Watson first experienced Japan and East Asian culture as a member of the U.S. Navy at the end of World War II. After being discharged from the Navy, Watson went on to study Chinese and Japanese at Columbia University, which would inform the rest of his career. Watson worked as a professor at both Columbia and Stanford early in his career, and permanently moved to Japan in 1973 where he devoted his time to translation.
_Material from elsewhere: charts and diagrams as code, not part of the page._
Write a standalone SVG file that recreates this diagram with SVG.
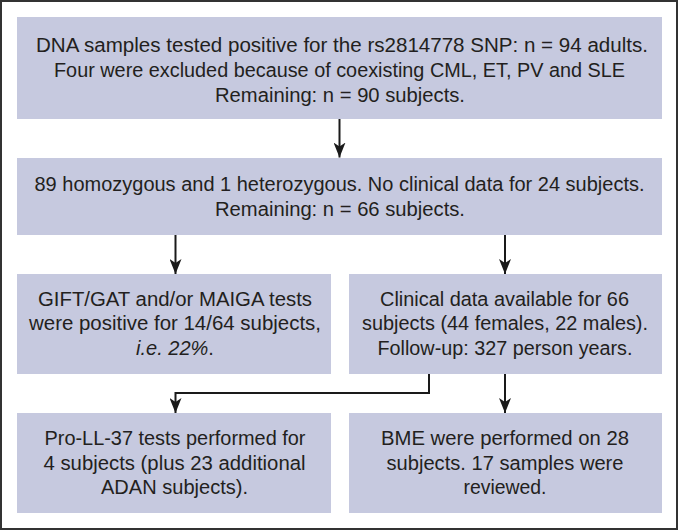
<svg xmlns="http://www.w3.org/2000/svg" width="679" height="531" viewBox="0 0 679 531">
<style>
.box{fill:#c6c9df;}
.t{font-family:"Liberation Sans",Arial,sans-serif;font-size:20px;fill:#231f20;text-anchor:middle;}
.c{fill:none;stroke:#1a1a1a;stroke-width:2;}
</style>
<defs>
<marker id="ah" markerUnits="userSpaceOnUse" viewBox="0 0 15 12" refX="15" refY="6" markerWidth="15" markerHeight="12" orient="auto">
<path d="M0,0 L15,6 L0,12 L4,6 z" fill="#1a1a1a"/>
</marker>
</defs>
<rect x="1" y="1" width="676" height="528" fill="#ffffff" stroke="#333333" stroke-width="2"/>
<g id="n1">
<rect class="box" x="17" y="17" width="645" height="102"/>
<text class="t" x="342" y="52" textLength="612" lengthAdjust="spacingAndGlyphs">DNA samples tested positive for the rs2814778 SNP: n = 94 adults.</text>
<text class="t" x="339.5" y="77" textLength="571" lengthAdjust="spacingAndGlyphs">Four were excluded because of coexisting CML, ET, PV and SLE</text>
<text class="t" x="340" y="102" textLength="250" lengthAdjust="spacingAndGlyphs">Remaining: n = 90 subjects.</text>
</g>
<g id="n2">
<rect class="box" x="17" y="158" width="645" height="77"/>
<text class="t" x="339.5" y="191" textLength="610" lengthAdjust="spacingAndGlyphs">89 homozygous and 1 heterozygous. No clinical data for 24 subjects.</text>
<text class="t" x="340" y="216" textLength="250" lengthAdjust="spacingAndGlyphs">Remaining: n = 66 subjects.</text>
</g>
<g id="n3">
<rect class="box" x="17" y="274" width="314" height="100"/>
<text class="t" x="175" y="306" textLength="274" lengthAdjust="spacingAndGlyphs">GIFT/GAT and/or MAIGA tests</text>
<text class="t" x="175" y="330" textLength="292" lengthAdjust="spacingAndGlyphs">were positive for 14/64 subjects,</text>
<text class="t" x="175" y="355"><tspan font-style="italic">i.e. 22%</tspan>.</text>
</g>
<g id="n4">
<rect class="box" x="349" y="274" width="313" height="100"/>
<text class="t" x="504.5" y="306" textLength="249" lengthAdjust="spacingAndGlyphs">Clinical data available for 66</text>
<text class="t" x="505" y="330" textLength="286" lengthAdjust="spacingAndGlyphs">subjects (44 females, 22 males).</text>
<text class="t" x="505" y="355" textLength="255" lengthAdjust="spacingAndGlyphs">Follow-up: 327 person years.</text>
</g>
<g id="n5">
<rect class="box" x="17" y="413" width="314" height="100"/>
<text class="t" x="175" y="445" textLength="261" lengthAdjust="spacingAndGlyphs">Pro-LL-37 tests performed for</text>
<text class="t" x="174.5" y="470" textLength="262" lengthAdjust="spacingAndGlyphs">4 subjects (plus 23 additional</text>
<text class="t" x="174.5" y="494" textLength="147" lengthAdjust="spacingAndGlyphs">ADAN subjects).</text>
</g>
<g id="n6">
<rect class="box" x="349" y="413" width="313" height="100"/>
<text class="t" x="505" y="445" textLength="248" lengthAdjust="spacingAndGlyphs">BME were performed on 28</text>
<text class="t" x="505" y="470" textLength="237" lengthAdjust="spacingAndGlyphs">subjects. 17 samples were</text>
<text class="t" x="505" y="494" textLength="83" lengthAdjust="spacingAndGlyphs">reviewed.</text>
</g>
<g id="connectors">
<path class="c" d="M339.5,119 V157.5" marker-end="url(#ah)"/>
<path class="c" d="M175.5,235 V274" marker-end="url(#ah)"/>
<path class="c" d="M505,235 V274" marker-end="url(#ah)"/>
<path class="c" d="M429,374 V393 H175.5 V413" marker-end="url(#ah)"/>
<path class="c" d="M505,374 V413" marker-end="url(#ah)"/>
</g>
</svg>
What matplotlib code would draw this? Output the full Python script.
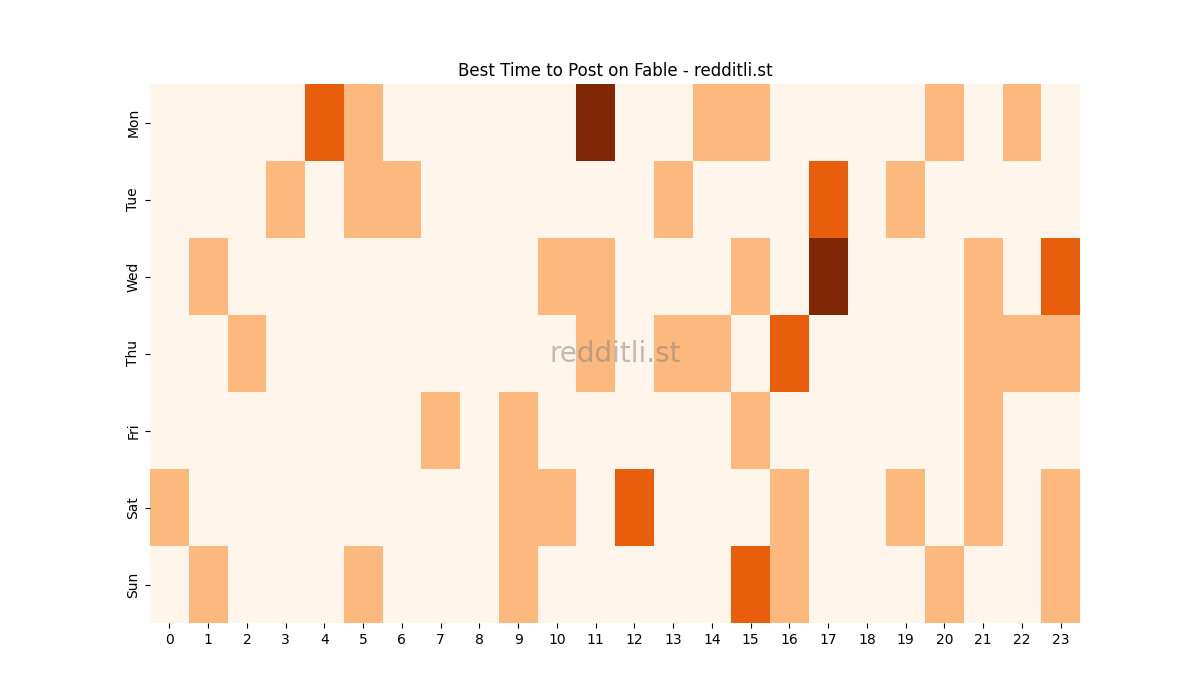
import numpy as np
import matplotlib
matplotlib.use("Agg")
import matplotlib.pyplot as plt
import seaborn as sns

days = ["Mon", "Tue", "Wed", "Thu", "Fri", "Sat", "Sun"]
hours = list(range(24))

# activity level per hour (0-3)
mon = [0, 0, 0, 0, 2, 1, 0, 0, 0, 0, 0, 3, 0, 0, 1, 1, 0, 0, 0, 0, 1, 0, 1, 0]
tue = [0, 0, 0, 1, 0, 1, 1, 0, 0, 0, 0, 0, 0, 1, 0, 0, 0, 2, 0, 1, 0, 0, 0, 0]
wed = [0, 1, 0, 0, 0, 0, 0, 0, 0, 0, 1, 1, 0, 0, 0, 1, 0, 3, 0, 0, 0, 1, 0, 2]
thu = [0, 0, 1, 0, 0, 0, 0, 0, 0, 0, 0, 1, 0, 1, 1, 0, 2, 0, 0, 0, 0, 1, 1, 1]
fri = [0, 0, 0, 0, 0, 0, 0, 1, 0, 1, 0, 0, 0, 0, 0, 1, 0, 0, 0, 0, 0, 1, 0, 0]
sat = [1, 0, 0, 0, 0, 0, 0, 0, 0, 1, 1, 0, 2, 0, 0, 0, 1, 0, 0, 1, 0, 1, 0, 1]
sun = [0, 1, 0, 0, 0, 1, 0, 0, 0, 1, 0, 0, 0, 0, 0, 2, 1, 0, 0, 0, 1, 0, 0, 1]

grid = np.array([mon, tue, wed, thu, fri, sat, sun])

fig, ax = plt.subplots(figsize=(12, 7), dpi=100)
sns.heatmap(grid, cmap="Oranges", vmin=0, vmax=3, cbar=False,
            xticklabels=hours, yticklabels=days, ax=ax)
ax.set_title("Best Time to Post on Fable - redditli.st")
plt.setp(ax.get_yticklabels(), rotation=90, va="center")
plt.setp(ax.get_xticklabels(), rotation=0)

# watermark
ax.text(0.5, 0.5, "redditli.st", transform=ax.transAxes, fontsize=20,
        color="gray", alpha=0.5, ha="center", va="center")

fig.savefig("out.png")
Watson picked up Zen meditation and koan study while living in Japan. Though not a student of the Nichiren school of Buddhism, Watson worked as a translator for Soka Gakkai International, for whom he translated the Lotus Sutra, one of the most important texts of Mahayana Buddhism. Speaking of this period in a 2011 interview, Watson said, “I have greatly enjoyed my work for the organization and have profited immensely from the opportunity it has given me to broaden my knowledge of Buddhist thought and history.”
Watson received a number of esteemed awards for his work, including the Gold Medal Award of the Translation Center at Columbia University in 1979, the PEN Translation Prize in 1982 again in 1995, and the PEN/Ralph Manheim Medal for Translation in 2015.